Current discussions of early childhood interventions often focus on whether pre-K programs raise children’s readiness for kindergarten or their elementary school test scores. But new research from Nobel prize winning economist James Heckman and co-author Ganesh Karapakula — the first analysis of Perry Preschool participants through mid-life — illustrates the short-sightedness of this approach. Their report demonstrates that high-quality early childhood interventions can have a dramatic impact not only on program participants’ life outcomes but also the life outcomes of their future offspring. Some of their findings:
High-quality early childhood interventions can produce a second-generation effect and therefore should play a role in addressing intergenerational poverty. In the early childhood field, dual-generation programs that serve low-income parents and their children are often looked at as promising models. Heckman and Karapakula’s findings suggest that high-quality early childhood interventions focused solely on young children can actually impact two generations as well: the present program participants and their future offspring. They found that the children of Perry Preschool participants — most of whom are now in their mid-20s — were less likely to be suspended from school, more likely to complete high school, and more likely to be employed full-time with some college experience. Children of participants were also more likely to be employed and to not be involved with the criminal justice system. This is consistent with emerging research on the effects of Head Start exposure to the second generation.

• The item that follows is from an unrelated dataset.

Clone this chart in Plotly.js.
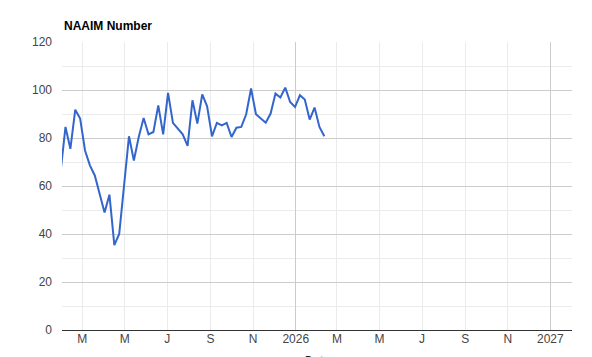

“’Zip code is destiny’ is toothless.” Heckman and Karapakula’s latest study disproves the idea that the outcomes measured in the second generation are only present because the first generation moved to a more affluent neighborhood. Their survey found that children of Perry participants lived in “similar or slightly worse off” neighborhoods as their parents. During a press call with journalists, Heckman emphasized that a stable family environment matters more than zip code and that the American rhetoric that “zip code is destiny” is wrong. He attributed the second generation’s increased educational attainment and decreased criminal involvement to the fact that their parents were more likely to be in stable marriages and provide a more secure family home environment.
Successful early childhood programs enhance parental engagement with their children. On the press call, Heckman highlighted that when he looks across the successful early childhood interventions he has studied — including programs in other countries — the “universal element is enhanced parent-child interaction.” He stated that high-quality programs — whether they are home visiting programs or preschool programs — engage the parent in the life of a child, which ultimately leads to better outcomes for the child.
Evaluating programs simply by the test scores they produce can lead to a short-sighted understanding. Research on Perry has been used to both assert that high-quality pre-K can increase IQ and that these effects ultimately fade out, thereby bolstering arguments that pre-K is not worthy of investment and that IQ is immutable. Since the 1960s, our understanding of cognitive psychology has expanded, and we’ve begun to understand the importance of pairing academic skills with social-emotional skills. Heckman explained: “I think what we have come to understand is that those scores on that test give only a partial summary of what determines successful lives.”
Heckman and Karapakula’s latest research makes for good headlines, but beyond that, it also confirms what early childhood advocates have long known: that early childhood education is powerful and worthy of investment, and that the trend in recent years to evaluate these programs by looking at the test scores of elementary school students is shortsighted and disingenuous.